Location: Washington, DC

More than 2.4 million Pennsylvanians earn paychecks in shops, offices, manufacturing plants, restaurants and other small businesses with fewer than 500 employees. On Thursday, Congressman Jim Gerlach (PA-6th District) supported legislation aimed at encouraging those small businesses to retain existing jobs, create new ones, buy more equipment and grow.

Gerlach voted in favor of H.R. 9, the proposed Small Business Tax Cut Act. The bill would allow small business owners to deduct 20 percent of their business income before calculating their federal tax bill.

The measure passed the U.S. House of Representatives by a 235-173 margin with 18 Democrats supporting the bill. It awaits consideration in the U.S. Senate.

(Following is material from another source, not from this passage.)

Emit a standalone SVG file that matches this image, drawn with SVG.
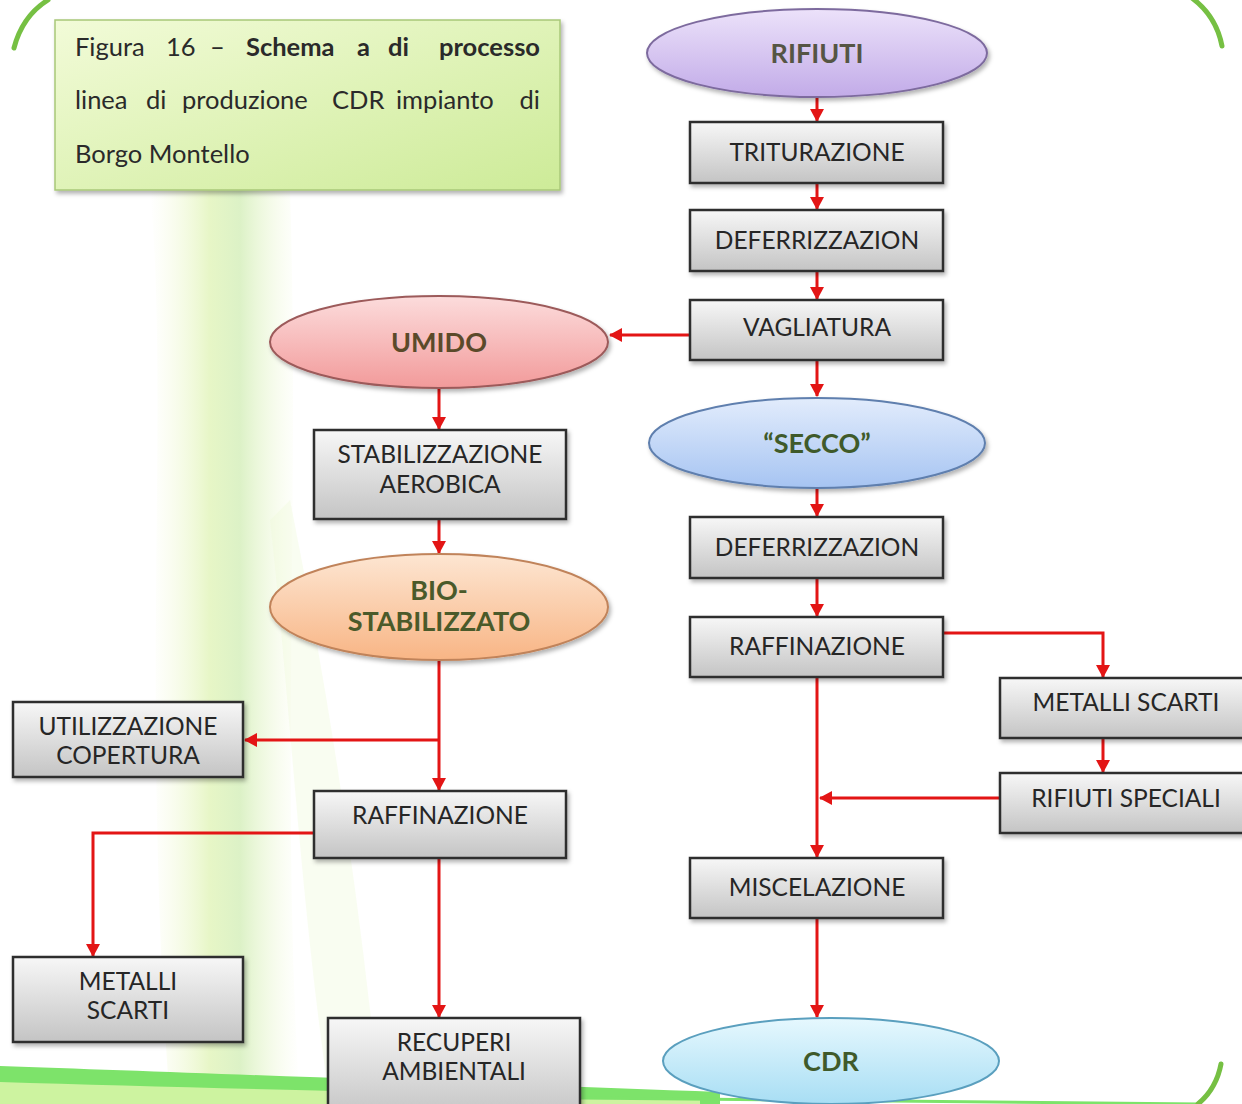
<svg xmlns="http://www.w3.org/2000/svg" width="1242" height="1104" viewBox="0 0 1242 1104">
<defs>
<style>
.box{fill:url(#gBox);stroke:#2e2e2e;stroke-width:2.5}
.lbl{font-family:Lato,"Liberation Sans",sans-serif;font-size:24.5px;fill:#262626;text-anchor:middle}
.elbl{font-family:Lato,"Liberation Sans",sans-serif;font-size:27px;font-weight:bold;text-anchor:middle}
.cap{font-family:Lato,"Liberation Sans",sans-serif;font-size:25.5px;fill:#2a2a2a}
.conn{fill:none;stroke:#e31515;stroke-width:3;marker-end:url(#ah)}
.deco{fill:none;stroke:#76c043;stroke-width:5;stroke-linecap:round}
</style>
<linearGradient id="gBox" x1="0" y1="0" x2="0" y2="1">
<stop offset="0" stop-color="#f7f7f7"/><stop offset="1" stop-color="#c4c4c4"/>
</linearGradient>
<linearGradient id="gCap" x1="0" y1="0" x2="1" y2="1">
<stop offset="0" stop-color="#f2fbd8"/><stop offset="1" stop-color="#cdeb98"/>
</linearGradient>
<linearGradient id="gRif" x1="0" y1="0" x2="0" y2="1">
<stop offset="0" stop-color="#ece2fa"/><stop offset="1" stop-color="#c2abe8"/>
</linearGradient>
<linearGradient id="gUmi" x1="0" y1="0" x2="0" y2="1">
<stop offset="0" stop-color="#fcdcdc"/><stop offset="1" stop-color="#f29a9a"/>
</linearGradient>
<linearGradient id="gSec" x1="0" y1="0" x2="0" y2="1">
<stop offset="0" stop-color="#e2ecfc"/><stop offset="1" stop-color="#a6c4f2"/>
</linearGradient>
<linearGradient id="gBio" x1="0" y1="0" x2="0" y2="1">
<stop offset="0" stop-color="#fde6d2"/><stop offset="1" stop-color="#f8b585"/>
</linearGradient>
<linearGradient id="gCdr" x1="0" y1="0" x2="0" y2="1">
<stop offset="0" stop-color="#e6f8fe"/><stop offset="1" stop-color="#a8def4"/>
</linearGradient>
<linearGradient id="gSwoosh" x1="0" y1="0" x2="1" y2="0">
<stop offset="0" stop-color="#f4fad8" stop-opacity="0"/><stop offset="0.4" stop-color="#e4f5c0"/><stop offset="0.6" stop-color="#d8f0c0"/><stop offset="1" stop-color="#f4fad8" stop-opacity="0"/>
</linearGradient>
<filter id="shd" x="-10%" y="-10%" width="130%" height="140%">
<feDropShadow dx="2" dy="3" stdDeviation="2" flood-color="#000" flood-opacity="0.3"/>
</filter>
<marker id="ah" markerWidth="14" markerHeight="14" refX="12" refY="7" orient="auto" markerUnits="userSpaceOnUse">
<path d="M0,0 L13,7 L0,14 Z" fill="#e31515"/>
</marker>
</defs>

<rect width="1242" height="1104" fill="#ffffff"/>

<g id="background">
<path d="M150,190 C170,400 140,700 170,1104 L300,1104 C280,800 300,500 290,190 Z" fill="url(#gSwoosh)" opacity="0.9"/>
<path d="M290,500 C330,700 360,900 380,1104 L330,1104 C300,900 290,700 270,520 Z" fill="#eef8d8" opacity="0.35"/>
<path d="M0,1066 C200,1073 500,1084 720,1092 L720,1104 L0,1104 Z" fill="#7de36a"/>
<path d="M0,1082 C200,1088 450,1094 700,1100 L700,1104 L0,1104 Z" fill="#cdf3a0"/>
<path d="M580,1098 C800,1100 1000,1102 1200,1104" fill="none" stroke="#7de36a" stroke-width="3"/>
<path class="deco" d="M14,48 C20,25 32,10 48,0"/>
<path class="deco" d="M1222,46 C1218,25 1208,10 1192,-2"/>
<path class="deco" d="M1221,1064 C1218,1080 1210,1094 1198,1104"/>
</g>

<g id="caption" filter="url(#shd)">
<rect x="55" y="20" width="505" height="170" fill="url(#gCap)" stroke="#a8c878" stroke-width="1.5"/>
</g>
<g id="caption-text" class="cap">
<text y="56"><tspan x="75">Figura</tspan><tspan x="166">16</tspan><tspan x="210">–</tspan><tspan x="246" font-weight="bold">Schema</tspan><tspan x="357" font-weight="bold">a</tspan><tspan x="388" font-weight="bold">di</tspan><tspan x="540" text-anchor="end" font-weight="bold">processo</tspan></text>
<text y="109"><tspan x="75">linea</tspan><tspan x="146">di</tspan><tspan x="182">produzione</tspan><tspan x="332">CDR</tspan><tspan x="396">impianto</tspan><tspan x="540" text-anchor="end">di</tspan></text>
<text y="163"><tspan x="75">Borgo Montello</tspan></text>
</g>

<g id="connectors">
<path class="conn" d="M817,97 V121"/>
<path class="conn" d="M817,183 V209"/>
<path class="conn" d="M817,271 V299"/>
<path class="conn" d="M690,335 H610"/>
<path class="conn" d="M817,360 V396"/>
<path class="conn" d="M439,388 V429"/>
<path class="conn" d="M439,519 V553"/>
<path class="conn" d="M817,487 V516"/>
<path class="conn" d="M817,578 V616"/>
<path class="conn" d="M943,633 H1103 V677"/>
<path class="conn" d="M1103,738 V772"/>
<path class="conn" d="M1000,798 H820"/>
<path class="conn" d="M817,677 V857"/>
<path class="conn" d="M817,918 V1017"/>
<path class="conn" d="M439,660 V790"/>
<path class="conn" d="M439,740 H245"/>
<path class="conn" d="M314,833 H93 V956"/>
<path class="conn" d="M439,858 V1017"/>
</g>

<g id="n-rifiuti"><ellipse cx="817" cy="53" rx="170" ry="44" fill="url(#gRif)" stroke="#7d6b9e" stroke-width="2" filter="url(#shd)"/><text class="elbl" x="817" y="63" fill="#555544">RIFIUTI</text></g>
<g id="n-triturazione"><rect class="box" x="690" y="122" width="253" height="61" filter="url(#shd)"/><text class="lbl" x="817" y="161">TRITURAZIONE</text></g>
<g id="n-deferr1"><rect class="box" x="690" y="210" width="253" height="61" filter="url(#shd)"/><text class="lbl" x="817" y="249">DEFERRIZZAZION</text></g>
<g id="n-vagliatura"><rect class="box" x="690" y="300" width="253" height="60" filter="url(#shd)"/><text class="lbl" x="817" y="336">VAGLIATURA</text></g>
<g id="n-umido"><ellipse cx="439" cy="342" rx="169" ry="46" fill="url(#gUmi)" stroke="#9c5a5a" stroke-width="2" filter="url(#shd)"/><text class="elbl" x="439" y="352" fill="#5b4a2a">UMIDO</text></g>
<g id="n-secco"><ellipse cx="817" cy="443" rx="168" ry="45" fill="url(#gSec)" stroke="#5f7fae" stroke-width="2" filter="url(#shd)"/><text class="elbl" x="817" y="453" fill="#3f5a2a">“SECCO”</text></g>
<g id="n-stabilizzazione"><rect class="box" x="314" y="430" width="252" height="89" filter="url(#shd)"/><text class="lbl" x="440" y="463">STABILIZZAZIONE</text><text class="lbl" x="440" y="493">AEROBICA</text></g>
<g id="n-bio"><ellipse cx="439" cy="607" rx="169" ry="53" fill="url(#gBio)" stroke="#c0835a" stroke-width="2" filter="url(#shd)"/><text class="elbl" x="439" y="600" fill="#4a5a2a" font-size="25">BIO-</text><text class="elbl" x="439" y="631" fill="#4a5a2a" font-size="25">STABILIZZATO</text></g>
<g id="n-deferr2"><rect class="box" x="690" y="517" width="253" height="61" filter="url(#shd)"/><text class="lbl" x="817" y="556">DEFERRIZZAZION</text></g>
<g id="n-raff-r"><rect class="box" x="690" y="617" width="253" height="60" filter="url(#shd)"/><text class="lbl" x="817" y="655">RAFFINAZIONE</text></g>
<g id="n-metalli-r"><rect class="box" x="1000" y="678" width="252" height="60" filter="url(#shd)"/><text class="lbl" x="1126" y="711">METALLI SCARTI</text></g>
<g id="n-rifiuti-speciali"><rect class="box" x="1000" y="773" width="252" height="60" filter="url(#shd)"/><text class="lbl" x="1126" y="807">RIFIUTI SPECIALI</text></g>
<g id="n-miscelazione"><rect class="box" x="690" y="858" width="253" height="60" filter="url(#shd)"/><text class="lbl" x="817" y="896">MISCELAZIONE</text></g>
<g id="n-cdr"><ellipse cx="831" cy="1061" rx="168" ry="43" fill="url(#gCdr)" stroke="#5a9fbe" stroke-width="2"/><text class="elbl" x="831" y="1071" fill="#3f5a2a">CDR</text></g>
<g id="n-utilizzazione"><rect class="box" x="13" y="702" width="230" height="75" filter="url(#shd)"/><text class="lbl" x="128" y="735">UTILIZZAZIONE</text><text class="lbl" x="128" y="764">COPERTURA</text></g>
<g id="n-raff-l"><rect class="box" x="314" y="791" width="252" height="67" filter="url(#shd)"/><text class="lbl" x="440" y="824">RAFFINAZIONE</text></g>
<g id="n-metalli-l"><rect class="box" x="13" y="957" width="230" height="85" filter="url(#shd)"/><text class="lbl" x="128" y="990">METALLI</text><text class="lbl" x="128" y="1019">SCARTI</text></g>
<g id="n-recuperi"><rect class="box" x="328" y="1018" width="252" height="100" filter="url(#shd)"/><text class="lbl" x="454" y="1051">RECUPERI</text><text class="lbl" x="454" y="1080">AMBIENTALI</text></g>
</svg>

"This pro-jobs strategy focuses on encouraging small businesses to issue more paychecks rather than forcing them to write bigger tax checks to the Internal Revenue Service," Gerlach said. "When small businesses thrive, workers and their families prosper and our communities grow stronger. That's why I will work with anyone who has good ideas to put more of our neighbors and family members back to work and spark sustained economic growth that will make America a great place to start a business."

Here's how the strategy would work. If a small business owner earns $100, he or she would be allowed to deduct $20 and then calculate the tax obligation based on $80 of business income rather than the full $100. Small business owners also would be allowed to deduct 50 percent of workers' wages under this proposal.

The U.S. Census Bureau reported that as of 2009, Pennsylvania had nearly 229,000 small businesses with 500 or fewer employees. Those businesses employed a total of more than 2.4 million workers.

From 2005 to 2008, small business created a net total of 112,171 new jobs in Pennsylvania, according to figures provided by the Small Business Administration. However, a net total of 111,003 small business jobs were lost from 2008 to 2009.